Example 1:tickets = [["MUC", "LHR"], ["JFK", "MUC"], ["SFO", "SJC"], ["LHR", "SFO"]]
Return ["JFK", "MUC", "LHR", "SFO", "SJC"].
Example 2:tickets = [["JFK","SFO"],["JFK","ATL"],["SFO","ATL"],["ATL","JFK"],["ATL","SFO"]]
Return ["JFK","ATL","JFK","SFO","ATL","SFO"].
Another possible reconstruction is ["JFK","SFO","ATL","JFK","ATL","SFO"]. But it is larger in lexical order.

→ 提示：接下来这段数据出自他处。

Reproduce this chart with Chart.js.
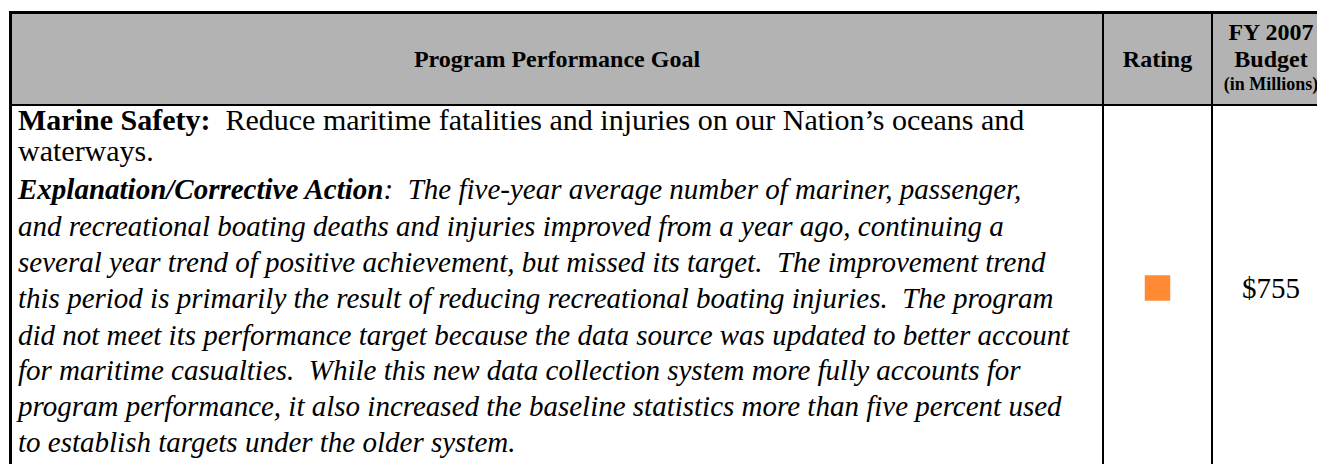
<!DOCTYPE html>
<html>
<head>
<meta charset="utf-8">
<script src="https://cdn.jsdelivr.net/npm/chart.js@4.4.1/dist/chart.umd.min.js"></script>
<style>
  html, body { margin:0; padding:0; background:#fff; }
  body { width:1317px; height:464px; overflow:hidden; position:relative; font-family:"Liberation Serif","Times New Roman",serif; color:#000; }
  .abs { position:absolute; }
  .hdr { background:#b3b3b3; }
  .line { position:absolute; left:18px; white-space:nowrap; font-size:29px; line-height:32px; }
  .reg { font-size:30px; }
  .it { font-style:italic; }
  .b { font-weight:bold; }
  .htext { position:absolute; font-weight:bold; text-align:center; white-space:nowrap; }
</style>
</head>
<body>
<div id="root"></div>
<script>
// ---- data ----
const columnHeaders = ['Program Performance Goal', 'Rating', 'FY 2007', 'Budget', '(in Millions)'];
const goals = ['Marine Safety:'];
const goalText = ['Reduce maritime fatalities and injuries on our Nation\u2019s oceans and', 'waterways.'];
const explanationLabel = 'Explanation/Corrective Action';
const explanationLines = [
  ':  The five-year average number of mariner, passenger,',
  'and recreational boating deaths and injuries improved from a year ago, continuing a',
  'several year trend of positive achievement, but missed its target.  The improvement trend',
  'this period is primarily the result of reducing recreational boating injuries.  The program',
  'did not meet its performance target because the data source was updated to better account',
  'for maritime casualties.  While this new data collection system more fully accounts for',
  'program performance, it also increased the baseline statistics more than five percent used',
  'to establish targets under the older system.'
];
const ratingLevels = ['Met', 'Not Met'];
const ratings = ['Not Met'];
const ratingColors = { 'Met': '#2e9e3e', 'Not Met': '#ff8a33' };
const budgets = [755];

// ---- layout ----
const root = document.getElementById('root');
function el(cls, styles, html) {
  const d = document.createElement('div');
  d.className = cls;
  Object.assign(d.style, styles);
  if (html !== undefined) d.innerHTML = html;
  root.appendChild(d);
  return d;
}
// header background
el('abs hdr', { left:'10px', top:'12px', width:'1320px', height:'93px' });
// borders
el('abs', { left:'9px', top:'11px', width:'1320px', height:'3px', background:'#000' });
el('abs', { left:'9px', top:'11px', width:'3px', height:'470px', background:'#000' });
el('abs', { left:'9px', top:'104px', width:'1320px', height:'2px', background:'#000' });
el('abs', { left:'1102px', top:'11px', width:'2px', height:'470px', background:'#000' });
el('abs', { left:'1211px', top:'11px', width:'2px', height:'470px', background:'#000' });

// header texts
el('htext', { left:'12px', width:'1090px', top:'45px', fontSize:'24px', lineHeight:'28px' }, columnHeaders[0]);
el('htext', { left:'1104px', width:'107px', top:'45px', fontSize:'24px', lineHeight:'28px' }, columnHeaders[1]);
el('htext', { left:'1213px', width:'116px', top:'19px', fontSize:'24px', lineHeight:'26px' }, columnHeaders[2]);
el('htext', { left:'1213px', width:'116px', top:'46px', fontSize:'24px', lineHeight:'26px' }, columnHeaders[3]);
el('htext', { left:'1213px', width:'116px', top:'74px', fontSize:'18px', lineHeight:'20px' }, columnHeaders[4]);

// body text
const lineCenters = [121, 152, 190, 226.5, 263, 299, 335.5, 371, 407, 443];
el('line reg', { top:(lineCenters[0]-17)+'px' }, '<span class="b">' + goals[0] + '</span>&nbsp; ' + goalText[0]);
el('line reg', { top:(lineCenters[1]-17)+'px' }, goalText[1]);
el('line it', { top:(lineCenters[2]-17)+'px' }, '<span class="b">' + explanationLabel + '</span>' + explanationLines[0].replace('  ', '&nbsp; '));
for (let i = 1; i < explanationLines.length; i++) {
  el('line it', { top:(lineCenters[i+2]-17)+'px' }, explanationLines[i].replace(/  /g, '&nbsp; '));
}

// budget
el('htext', { left:'1213px', width:'116px', top:'272px', fontSize:'29px', lineHeight:'32px', fontWeight:'normal' }, '$' + budgets[0]);

// rating marker via Chart.js
const wrap = el('abs', { left:'1104px', top:'106px', width:'107px', height:'364px' });
const cv = document.createElement('canvas');
wrap.appendChild(cv);
new Chart(cv, {
  type: 'scatter',
  data: {
    datasets: [{
      data: ratings.map((r, i) => ({ x: i, y: 0 })),
      pointStyle: 'rect',
      pointRadius: 18,
      pointHoverRadius: 18,
      backgroundColor: ratings.map(r => ratingColors[r]),
      borderWidth: 0
    }]
  },
  options: {
    responsive: true,
    maintainAspectRatio: false,
    animation: false,
    events: [],
    layout: { padding: 0 },
    plugins: { legend: { display: false }, tooltip: { enabled: false } },
    scales: {
      x: { display: false, min: -1, max: 1 },
      y: { display: false, min: -1, max: 1 }
    }
  }
});
</script>
</body>
</html>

题目的大概意思,是给出一组字符串对,表示每一张机票出发点和到达点,对这些机票(字符串对)进行重排,使其收尾相连的有序排序,所有机票都要用上。第一个出发点必须是“JFK”。当有两个选择时,选字典序小的。例子如上所示。
2. 思路
将每一个字符串表示的地址看做一个节点,输入给出的有序对使得节点构成一个图。以“JFK”作为图的根进行遍历。当一个节点有两条路可以选择时,优先考虑字典序小的;然而,有时候选择字典序小的路,不一定能遍历完整个图,所以,需要在保证有路的情况下,选择字典序小的。对输入的有序对构建邻接链表,一般我会采用vector<vector<string> >来实现。然而,使用vector实现存在的问题,是无法使得节点有序的排列。为了使邻接点的选择有序,考虑使用set的方式,一个起点对应多个终点,这些终点按照字典序排好,在遍历时,优先取出来判断是字典序小的。
遍历采用DFS的方式,从起点JFK开始,对每一个邻接节点,访问后,在邻接表中删除该节点,不断往下遍历,直到没有邻接节点时,将节点加到结果集。返回上一层。
3.代码
map<string, multiset<string> > go; //邻接链表,set可以使得内部值有序
void dfs(vector<string> &res, string s)
{
while(go[s].size()){
string e = *go[s].begin();
go[s].erase(go[s].begin());
dfs(res,e);
}
res.push_back(s);
}
vector<string> findItinerary(vector<pair<string, string> > tickets) {
vector<string> res;
for(int i = 0; i < tickets.size(); i ++)
{
go[tickets[i].first].insert(tickets[i].second);
}
string s = "JFK";
dfs(res, s);
reverse(res.begin(), res.end());
return res;
}三、总结
1.DFS使用递归,BFS使用队列;
2.DFS可用于找到最长的连通路径,BFS可以用于处理每一层的节点。
3.邻接链表可以用vector实现,也可以用map实现。